— START OF DATA EXCERPT —

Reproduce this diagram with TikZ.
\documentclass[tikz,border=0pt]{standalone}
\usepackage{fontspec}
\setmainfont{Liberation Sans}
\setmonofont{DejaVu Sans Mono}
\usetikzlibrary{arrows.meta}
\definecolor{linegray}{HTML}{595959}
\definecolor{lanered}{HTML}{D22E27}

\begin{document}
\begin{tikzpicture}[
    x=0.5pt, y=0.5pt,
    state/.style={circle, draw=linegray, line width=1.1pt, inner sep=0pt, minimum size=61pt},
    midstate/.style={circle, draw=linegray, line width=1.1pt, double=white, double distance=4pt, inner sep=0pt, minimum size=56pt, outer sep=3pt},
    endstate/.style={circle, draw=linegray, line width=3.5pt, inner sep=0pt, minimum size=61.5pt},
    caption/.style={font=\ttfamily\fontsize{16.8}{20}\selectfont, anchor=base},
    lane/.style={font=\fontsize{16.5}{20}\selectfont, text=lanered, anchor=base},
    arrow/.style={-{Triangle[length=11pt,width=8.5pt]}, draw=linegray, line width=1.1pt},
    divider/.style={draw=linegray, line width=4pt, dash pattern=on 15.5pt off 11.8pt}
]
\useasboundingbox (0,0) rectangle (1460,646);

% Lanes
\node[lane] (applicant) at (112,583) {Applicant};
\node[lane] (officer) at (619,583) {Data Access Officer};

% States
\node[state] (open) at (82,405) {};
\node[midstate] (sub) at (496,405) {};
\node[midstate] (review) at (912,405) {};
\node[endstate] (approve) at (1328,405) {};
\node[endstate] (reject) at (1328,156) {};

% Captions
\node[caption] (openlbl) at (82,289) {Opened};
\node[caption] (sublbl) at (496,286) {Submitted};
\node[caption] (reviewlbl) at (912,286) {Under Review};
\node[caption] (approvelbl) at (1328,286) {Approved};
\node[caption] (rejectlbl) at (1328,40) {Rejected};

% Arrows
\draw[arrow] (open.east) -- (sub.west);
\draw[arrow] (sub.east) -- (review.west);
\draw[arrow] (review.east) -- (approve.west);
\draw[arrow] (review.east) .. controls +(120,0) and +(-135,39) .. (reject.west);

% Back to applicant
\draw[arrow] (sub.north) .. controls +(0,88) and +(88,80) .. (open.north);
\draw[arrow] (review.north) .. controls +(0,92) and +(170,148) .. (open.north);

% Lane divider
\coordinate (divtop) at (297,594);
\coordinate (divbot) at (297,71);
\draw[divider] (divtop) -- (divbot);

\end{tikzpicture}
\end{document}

— END OF DATA EXCERPT —

▸ WORK TO BE COMPLETED
Each line of the listing above should be output exactly.

▸ EXERCISE RESPONSE
Reproduce this diagram with TikZ.
\documentclass[tikz,border=0pt]{standalone}
\usepackage{fontspec}
\setmainfont{Liberation Sans}
\setmonofont{DejaVu Sans Mono}
\usetikzlibrary{arrows.meta}
\definecolor{linegray}{HTML}{595959}
\definecolor{lanered}{HTML}{D22E27}

\begin{document}
\begin{tikzpicture}[
    x=0.5pt, y=0.5pt,
    state/.style={circle, draw=linegray, line width=1.1pt, inner sep=0pt, minimum size=61pt},
    midstate/.style={circle, draw=linegray, line width=1.1pt, double=white, double distance=4pt, inner sep=0pt, minimum size=56pt, outer sep=3pt},
    endstate/.style={circle, draw=linegray, line width=3.5pt, inner sep=0pt, minimum size=61.5pt},
    caption/.style={font=\ttfamily\fontsize{16.8}{20}\selectfont, anchor=base},
    lane/.style={font=\fontsize{16.5}{20}\selectfont, text=lanered, anchor=base},
    arrow/.style={-{Triangle[length=11pt,width=8.5pt]}, draw=linegray, line width=1.1pt},
    divider/.style={draw=linegray, line width=4pt, dash pattern=on 15.5pt off 11.8pt}
]
\useasboundingbox (0,0) rectangle (1460,646);

% Lanes
\node[lane] (applicant) at (112,583) {Applicant};
\node[lane] (officer) at (619,583) {Data Access Officer};

% States
\node[state] (open) at (82,405) {};
\node[midstate] (sub) at (496,405) {};
\node[midstate] (review) at (912,405) {};
\node[endstate] (approve) at (1328,405) {};
\node[endstate] (reject) at (1328,156) {};

% Captions
\node[caption] (openlbl) at (82,289) {Opened};
\node[caption] (sublbl) at (496,286) {Submitted};
\node[caption] (reviewlbl) at (912,286) {Under Review};
\node[caption] (approvelbl) at (1328,286) {Approved};
\node[caption] (rejectlbl) at (1328,40) {Rejected};

% Arrows
\draw[arrow] (open.east) -- (sub.west);
\draw[arrow] (sub.east) -- (review.west);
\draw[arrow] (review.east) -- (approve.west);
\draw[arrow] (review.east) .. controls +(120,0) and +(-135,39) .. (reject.west);

% Back to applicant
\draw[arrow] (sub.north) .. controls +(0,88) and +(88,80) .. (open.north);
\draw[arrow] (review.north) .. controls +(0,92) and +(170,148) .. (open.north);

% Lane divider
\coordinate (divtop) at (297,594);
\coordinate (divbot) at (297,71);
\draw[divider] (divtop) -- (divbot);

\end{tikzpicture}
\end{document}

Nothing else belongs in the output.